There had been 15 positive COVID cases in Greater Trail, 12 in Castlegar, and three in Grand Forks in Kootenay-Boundary since January, 2020, with no new cases reported from Dec. 6-12.
In all of Interior Health, as of Dec. 18 there have been 3,124 cases, and 10,969 in Vancouver Coastal Health and almost 29,000 in Fraser Valley Health.
Preventing the spread and flattening the curve is the provincial mandate, and the chamber calls upon Kootenay-Boundary residents to continue protocols that have kept cases among the lowest in the province.
There have been 104 cases of the virus in Kootenay-Boundary since January, while larger centres like Surrey, Abbotsford, Burnaby and Delta have 10-times that number, with more than 1,000 cases per 100,000 residents.
Krest says that chambers applauded the work of the Provincial Health Officer for moving forward with a regional approach as the cases began to spike earlier this year in the Lower Mainland and believe that strategy should continue to guide decision making in the new year whether that is on Jan. 8 or further into the year, responding with tighter restrictions only when warranted on a regional basis.
Geographically, the province of B.C. encompasses a massive area that would stretch from Seattle into southern California, with characteristics unique to each region.
In week 50, recent surges in the Central Okanagan region had 349 new cases from Dec. 6 to Dec. 12. Parsing the Interior Health, which covers a vast region, into its smaller components is something that the province should consider.
“As other provinces have shown, a one size fits all approach doesn’t make sense,” said Krest, adding that the province is already divided up into distinct health authority regions.

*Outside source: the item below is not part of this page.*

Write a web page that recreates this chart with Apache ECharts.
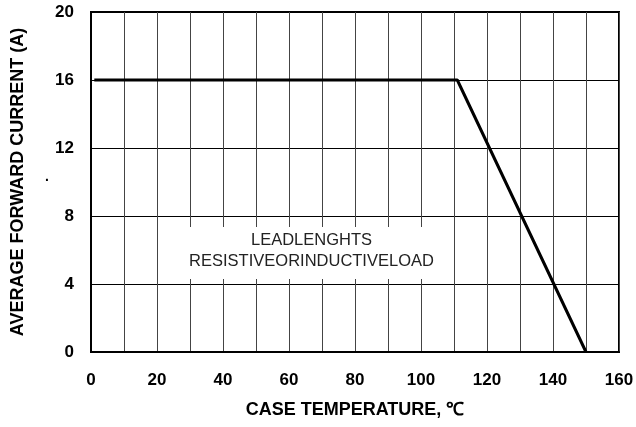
<!DOCTYPE html>
<html><head><meta charset="utf-8">
<script src="https://cdn.jsdelivr.net/npm/echarts@6/dist/echarts.min.js"></script>
<style>html,body{margin:0;padding:0;background:#fff}#c{width:636px;height:427px}</style>
</head><body><div id="c"></div>
<script>
var curveX = [1, 111, 150];
var curveY = [16, 16, 0];
var xTickLabels = ['0','20','40','60','80','100','120','140','160'];
var noteLines = ['LEADLENGHTS', 'RESISTIVEORINDUCTIVELOAD'];
var noteBox = [[20.5, 7.35], [109.5, 4.3]];

var chart = echarts.init(document.getElementById('c'));
var font = 'Liberation Sans, Arial, sans-serif';
chart.setOption({
  animation: false,
  backgroundColor: '#fff',
  grid: {left: 91, right: 17, top: 12, bottom: 75, outerBoundsMode: 'none', containLabel: false,
    show: true, borderColor: '#000', borderWidth: 2, backgroundColor: 'transparent'},
  xAxis: {
    type: 'value', min: 0, max: 160, interval: 10,
    name: 'CASE TEMPERATURE, \u2103', nameLocation: 'middle', nameGap: 49,
    nameTextStyle: {fontFamily: font, fontWeight: 'bold', fontSize: 18, color: '#000'},
    axisLine: {show: true, lineStyle: {color: '#000', width: 2}},
    axisTick: {show: false},
    axisLabel: {margin: 20, fontFamily: font, fontWeight: 'bold', fontSize: 17, color: '#000',
      formatter: function (v) { return v % 20 === 0 ? xTickLabels[v / 20] : ''; }},
    splitLine: {show: true, lineStyle: {color: '#444', width: 1}}
  },
  yAxis: {
    type: 'value', min: 0, max: 20, interval: 4,
    name: 'AVERAGE FORWARD CURRENT (A)', nameLocation: 'middle', nameGap: 64, nameRotate: 90,
    nameTextStyle: {fontFamily: font, fontWeight: 'bold', fontSize: 18, color: '#000'},
    axisLine: {show: true, lineStyle: {color: '#000', width: 2}},
    axisTick: {show: false},
    axisLabel: {margin: 17, fontFamily: font, fontWeight: 'bold', fontSize: 17, color: '#000'},
    splitLine: {show: true, lineStyle: {color: '#000', width: 1}}
  },
  graphic: [{type: 'text', left: 45, top: 170, style: {text: '.', font: 'bold 14px ' + font, fill: '#000'}}],
  series: [{
    type: 'line', symbol: 'none',
    data: curveX.map(function (x, i) { return [x, curveY[i]]; }),
    lineStyle: {color: '#000', width: 3},
    markArea: {
      silent: true,
      itemStyle: {color: '#fff'},
      label: {show: true, position: 'inside', offset: [6, -2], fontFamily: font, fontSize: 16.5, color: '#222', lineHeight: 21, align: 'center'},
      data: [[{coord: noteBox[0], name: noteLines.join('\n')}, {coord: noteBox[1]}]]
    },
    z: 3
  }]
});
</script></body></html>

“A regional approach to health orders would likely be easy to manage given each health authority is collecting data and closely monitoring the situations in the communities they serve.”
Given the numbers, the Trail and District chamber is advocating for its business community, which has suffered inordinately, and also for the physical and mental health of all residents. Greater Trail businesses were shut down in March and remained so, with virtually no cases at Kootenay Boundary Regional Hospital throughout the summer.
“We are not asking for the current temporary restrictions to be removed,” added Krest. “We are simply asking that when our collective efforts to flatten the curve starts to come to fruition, when the reopening discussions take place, that regional variances in that decision making be considered.”